Distributors need ways to gauge their operations to determine whether their supply chain strategy is effective or requires fine-tuning.
That’s why supply chain analytics are becoming increasingly important today. Companies are moving beyond implementing distribution ERP applications and starting to mine the data that is captured by these applications. However, it is essential that the metrics be tracked in a way that requires very little effort from the stakeholders.
To be executed well and to be useful, metrics should be:
- Auto-generated by the ERP on a user-defined schedule.
- Definable by the users with built-in tools and not limited to canned metrics provided by the software publisher.
- Exception-based, as an option, so that users can focus on those items requiring attention.
- Have the option of presentation in the form of key performance indicators (KPIs).
Once you have a handle on how to best track and monitor data, the next step is to determine what you’re going to look at. A recent post on the EBN website outlines five critical metrics for success.
- Finances: Be sure to have a financial plan in place. Analyze your income at a granular level rather than the aggregate.

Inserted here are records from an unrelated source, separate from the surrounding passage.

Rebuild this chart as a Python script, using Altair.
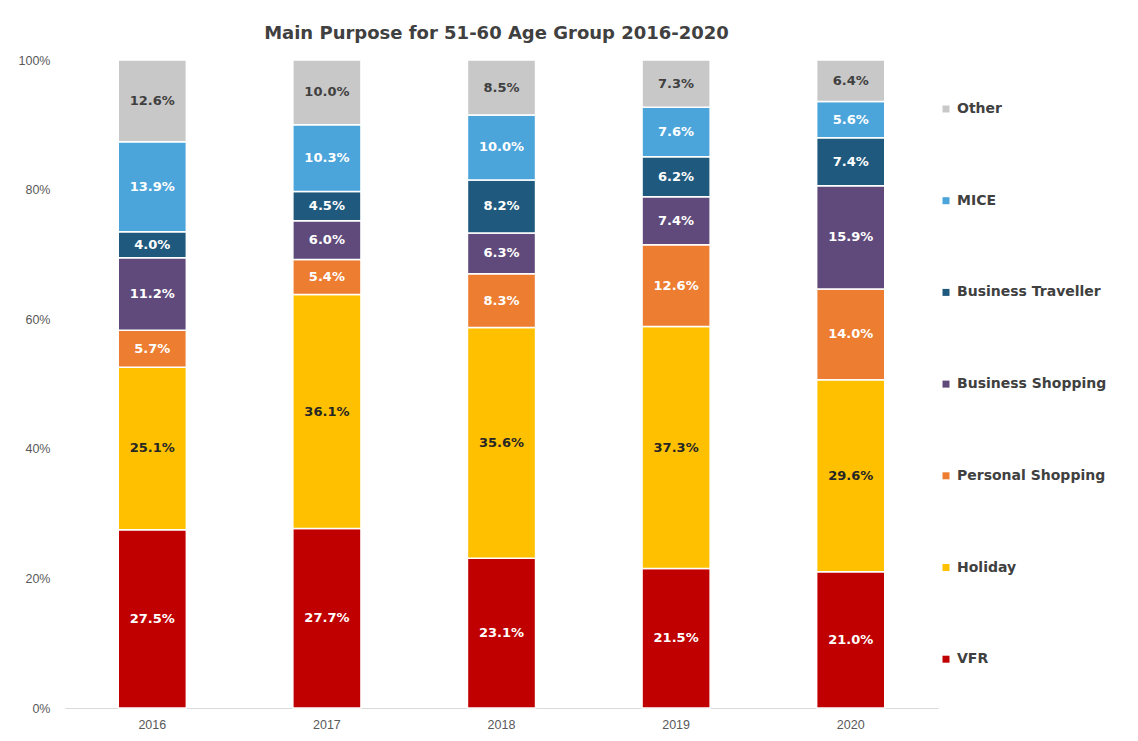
import altair as alt
import pandas as pd

years = ["2016", "2017", "2018", "2019", "2020"]
categories = ["VFR", "Holiday", "Personal Shopping", "Business Shopping",
              "Business Traveller", "MICE", "Other"]
vfr = [27.5, 27.7, 23.1, 21.5, 21.0]
holiday = [25.1, 36.1, 35.6, 37.3, 29.6]
personal_shopping = [5.7, 5.4, 8.3, 12.6, 14.0]
business_shopping = [11.2, 6.0, 6.3, 7.4, 15.9]
business_traveller = [4.0, 4.5, 8.2, 6.2, 7.4]
mice = [13.9, 10.3, 10.0, 7.6, 5.6]
other = [12.6, 10.0, 8.5, 7.3, 6.4]
colors = ["#C00000", "#FFC000", "#ED7D31", "#604A7B", "#1F5A7E", "#4BA5DA", "#C8C8C8"]
label_colors = ["white", "#262626", "white", "white", "white", "white", "#404040"]

series = [vfr, holiday, personal_shopping, business_shopping,
          business_traveller, mice, other]
rows = []
for i, (cat, vals) in enumerate(zip(categories, series)):
    for y, v in zip(years, vals):
        rows.append({"year": y, "cat": cat, "value": v, "order": i,
                     "label": f"{v:.1f}%"})
df = pd.DataFrame(rows)

legend_order = categories[::-1]
color_scale = alt.Scale(domain=legend_order, range=colors[::-1])
label_scale = alt.Scale(domain=categories, range=label_colors)

base = alt.Chart(df).transform_stack(
    stack="value", groupby=["year"], as_=["y0", "y1"], offset="normalize",
    sort=[alt.SortField("order", order="ascending")]
).transform_calculate(mid="(datum.y0 + datum.y1) / 2")

x_enc = alt.X("year:N", title=None,
              scale=alt.Scale(paddingInner=0.61, paddingOuter=0.305),
              axis=alt.Axis(labelAngle=0, ticks=False, domainColor="#D9D9D9",
                            domainWidth=1, labelPadding=10, labelFontSize=12.5,
                            labelColor="#595959", labelFont="Liberation Sans"))

bars = base.mark_bar(stroke="white", strokeWidth=1.5).encode(
    x=x_enc,
    y=alt.Y("y0:Q", title=None,
            scale=alt.Scale(domain=[0, 1], nice=False),
            axis=alt.Axis(format=".0%", values=[0, 0.2, 0.4, 0.6, 0.8, 1.0],
                          grid=False, domain=False, ticks=False, labelPadding=15,
                          labelFontSize=12.5, labelColor="#595959",
                          labelFont="Liberation Sans")),
    y2="y1:Q",
    color=alt.Color("cat:N", scale=color_scale, sort=legend_order,
                    legend=alt.Legend(title=None, orient="none", legendX=874,
                                      legendY=42, symbolType="square",
                                      symbolSize=49, symbolStrokeWidth=0,
                                      labelFontSize=14, labelFontWeight="bold",
                                      labelColor="#404040", labelFont="DejaVu Sans",
                                      rowPadding=77.7, labelOffset=4)),
)

texts = base.mark_text(font="DejaVu Sans", fontSize=13, fontWeight="bold",
                       baseline="middle").encode(
    x="year:N",
    y="mid:Q",
    text="label:N",
    color=alt.Color("cat:N", scale=label_scale, legend=None),
)

chart = alt.layer(bars, texts).resolve_scale(color="independent").properties(
    width=873, height=648,
    padding={"left": 10, "top": 17, "right": 10, "bottom": 5},
    title=alt.TitleParams("Main Purpose for 51-60 Age Group 2016-2020",
                          font="DejaVu Sans", fontSize=18, fontWeight="bold",
                          color="#404040", frame="group", anchor="middle",
                          offset=11, dx=-5),
).configure_view(stroke=None)

chart.save("out.html", embed_options={"renderer": "svg", "actions": False})
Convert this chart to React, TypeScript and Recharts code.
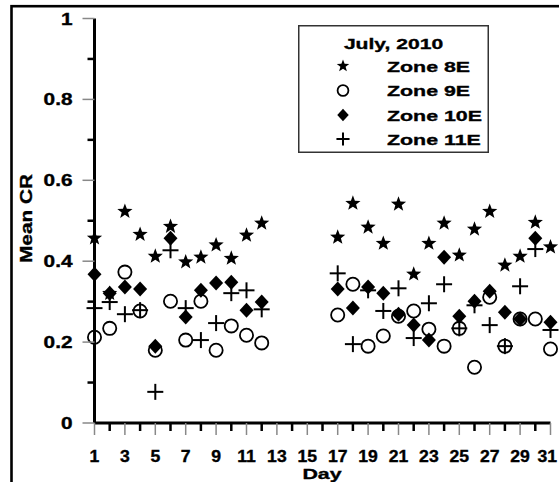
import React from 'react';
import { ScatterChart, Scatter, XAxis, YAxis, Legend } from 'recharts';

const days = [1, 2, 3, 4, 5, 6, 7, 8, 9, 10, 11, 12, 17, 18, 19, 20, 21, 22, 23, 24, 25, 26, 27, 28, 29, 30, 31];
const zone8E = [0.457, 0.32, 0.523, 0.466, 0.412, 0.486, 0.398, 0.41, 0.44, 0.407, 0.464, 0.494, 0.459, 0.543, 0.484, 0.444, 0.541, 0.368, 0.444, 0.494, 0.415, 0.479, 0.523, 0.39, 0.412, 0.496, 0.435];
const zone9E = [0.212, 0.234, 0.373, 0.277, 0.18, 0.301, 0.205, 0.301, 0.18, 0.24, 0.217, 0.198, 0.267, 0.343, 0.19, 0.215, 0.264, 0.277, 0.232, 0.19, 0.234, 0.138, 0.311, 0.19, 0.257, 0.257, 0.183];
const zone10E = [0.368, 0.321, 0.336, 0.331, 0.19, 0.457, 0.262, 0.328, 0.346, 0.348, 0.279, 0.299, 0.331, 0.284, 0.336, 0.321, 0.269, 0.242, 0.205, 0.41, 0.264, 0.301, 0.326, 0.274, 0.257, 0.457, 0.249];
const zone11E = [0.284, 0.299, 0.269, 0.279, 0.077, 0.427, 0.284, 0.205, 0.247, 0.321, 0.328, 0.281, 0.37, 0.195, 0.328, 0.277, 0.333, 0.21, 0.296, 0.343, 0.234, 0.291, 0.242, 0.19, 0.338, 0.43, 0.23];

const seriesNames = ['Zone 8E', 'Zone 9E', 'Zone 10E', 'Zone 11E'];
const legendTitle = 'July, 2010';
const xTicks = [1, 2, 3, 4, 5, 6, 7, 8, 9, 10, 11, 12, 13, 14, 15, 16, 17, 18, 19, 20, 21, 22, 23, 24, 25, 26, 27, 28, 29, 30, 31];
const xTickLabels = ['1', '', '3', '', '5', '', '7', '', '9', '', '11', '', '13', '', '15', '', '17', '', '19', '', '21', '', '23', '', '25', '', '27', '', '29', '', '31'];
const yTicks = [0, 0.1, 0.2, 0.3, 0.4, 0.5, 0.6, 0.7, 0.8, 0.9, 1];
const yTickLabels = ['0', '', '0.2', '', '0.4', '', '0.6', '', '0.8', '', '1'];

const FONT = '"Liberation Sans", Arial, Helvetica, sans-serif';

const toRows = (vals: number[]) => days.map((d, i) => ({ day: d, value: vals[i] }));

function SText(props: any) {
  const { x, y, children, anchor = 'middle', sx = 1.4, rot = 0, size = 15 } = props;
  return (
    <text
      transform={`translate(${x},${y}) rotate(${rot}) scale(${sx},1)`}
      textAnchor={anchor}
      fontFamily={FONT}
      fontWeight="bold"
      fontSize={size}
      fill="#000"
      stroke="#000"
      strokeWidth={0.35}
    >
      {children}
    </text>
  );
}

function StarMark({ cx, cy, s = 1 }: any) {
  const R = 8 * s;
  const r = R * 0.42;
  const pts: string[] = [];
  for (let i = 0; i < 10; i++) {
    const a = ((-90 + i * 36) * Math.PI) / 180;
    const rr = i % 2 ? r : R;
    pts.push(`${cx + rr * Math.cos(a)},${cy + rr * Math.sin(a)}`);
  }
  return <polygon points={pts.join(' ')} fill="#000" />;
}
function CircleMark({ cx, cy, s = 1 }: any) {
  return <circle cx={cx} cy={cy} r={6.6 * s} fill="none" stroke="#000" strokeWidth={1.8} />;
}
function DiamondMark({ cx, cy, s = 1 }: any) {
  const w = 7 * s;
  const h = 7.5 * s;
  return <polygon points={`${cx},${cy - h} ${cx + w},${cy} ${cx},${cy + h} ${cx - w},${cy}`} fill="#000" />;
}
function PlusMark({ cx, cy, s = 1 }: any) {
  const a = 8 * s;
  return (
    <g stroke="#000" strokeWidth={2}>
      <line x1={cx - a} y1={cy} x2={cx + a} y2={cy} />
      <line x1={cx} y1={cy - a} x2={cx} y2={cy + a} />
    </g>
  );
}
const marks = [StarMark, CircleMark, DiamondMark, PlusMark];

function YTick(props: any) {
  const { x, y, index } = props;
  const label = yTickLabels[index] ?? '';
  const major = label !== '';
  return (
    <g>
      {major ? (
        <line x1={x - 12} y1={y} x2={x} y2={y} stroke="#888" strokeWidth={1.5} />
      ) : (
        <line x1={x - 7} y1={y} x2={x} y2={y} stroke="#000" strokeWidth={2.5} />
      )}
      {major && (
        <SText x={x - 22} y={y + 6} anchor="end" sx={1.3} size={16}>
          {label}
        </SText>
      )}
    </g>
  );
}

function XTick(props: any) {
  const { x, y, index } = props;
  const label = xTickLabels[index] ?? '';
  const major = label !== '';
  const isLast = index === xTickLabels.length - 1;
  return (
    <g>
      {major ? (
        <line x1={x} y1={y} x2={x} y2={y + 12} stroke="#888" strokeWidth={1.5} />
      ) : (
        <line x1={x} y1={y} x2={x} y2={y + 8} stroke="#000" strokeWidth={2.5} />
      )}
      {major && (
        <SText x={isLast ? Math.min(x + 9, 557) : x} y={461.5} anchor={isLast ? 'end' : 'middle'} sx={1.1} size={16}>
          {label}
        </SText>
      )}
    </g>
  );
}

function LegendBox() {
  const rowY = [41, 65.5, 90, 114];
  return (
    <svg width={191} height={128} style={{ display: 'block' }}>
      <rect x={0.75} y={0.75} width={189.5} height={126.5} fill="#fff" stroke="#333" strokeWidth={1.5} />
      <SText x={95.5} y={24} anchor="middle" sx={1.36} size={15.5}>
        {legendTitle}
      </SText>
      {seriesNames.map((n, i) => {
        const M = marks[i];
        return (
          <g key={n}>
            <M cx={45} cy={rowY[i]} s={0.82} />
            <SText x={89} y={rowY[i] + 5.5} anchor="start" sx={1.38} size={15.5}>
              {n}
            </SText>
          </g>
        );
      })}
    </svg>
  );
}

const allSeries = [zone8E, zone9E, zone10E, zone11E];

export default function App() {
  return (
    <div style={{ position: 'absolute', left: 0, top: 0, width: 559, height: 482, background: '#fff' }}>
      <ScatterChart width={559} height={482} margin={{ top: 18.5, right: 8.5, bottom: 0, left: 0 }}>
        <XAxis
          type="number"
          dataKey="day"
          domain={[1, 31]}
          ticks={xTicks}
          interval={0}
          tickSize={0}
          tickMargin={0}
          tickLine={false}
          height={59}
          axisLine={{ stroke: '#000', strokeWidth: 3 }}
          tick={(p: any) => <XTick {...p} />}
          label={() => (
            <SText x={322} y={478.5} anchor="middle" sx={1.38} size={15.5}>
              Day
            </SText>
          )}
        />
        <YAxis
          type="number"
          dataKey="value"
          domain={[0, 1]}
          ticks={yTicks}
          interval={0}
          tickSize={0}
          tickMargin={0}
          tickLine={false}
          width={94.5}
          axisLine={{ stroke: '#000', strokeWidth: 3 }}
          tick={(p: any) => <YTick {...p} />}
          label={() => (
            <g>
              <rect x={11.5} y={6.2} width={700} height={700} fill="none" stroke="#000" strokeWidth={2.6} />
              <SText x={31.5} y={218.5} anchor="middle" sx={1.3} rot={-90} size={16}>
                Mean CR
              </SText>
            </g>
          )}
        />
        <Legend
          layout="horizontal"
          verticalAlign="middle"
          align="center"
          wrapperStyle={{ left: 298, top: 25, width: 191, height: 128 }}
          content={() => <LegendBox />}
        />
        {allSeries.map((vals, i) => {
          const M = marks[i];
          return (
            <Scatter
              key={seriesNames[i]}
              name={seriesNames[i]}
              data={toRows(vals)}
              isAnimationActive={false}
              shape={(p: any) => <M cx={p.cx} cy={p.cy} />}
            />
          );
        })}
      </ScatterChart>
    </div>
  );
}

- Business: Find out how to please your clients and what drives your success. Monitoring these factors will help guide you to which actions you should focus on.
- Customers: Know your audience and cater to it. You can’t keep your customers happy if you don’t know them.
- Vendors: Just like with customers, it’s crucial to know your suppliers. You need a strong basis around which to build relationships and partnerships.
- Quality: You should know the quality of everything from your products to your relationships with customers and suppliers.
As is the case with most things, execution is vital for a strong supply chain strategy. The use of business metrics is a very good idea and is critical to proactive management of the business. However, it’s simply not realistic to expect users to run reports daily or weekly. Therefore, adoption is likely to be successful only if the data can be accessed with very little effort from the users.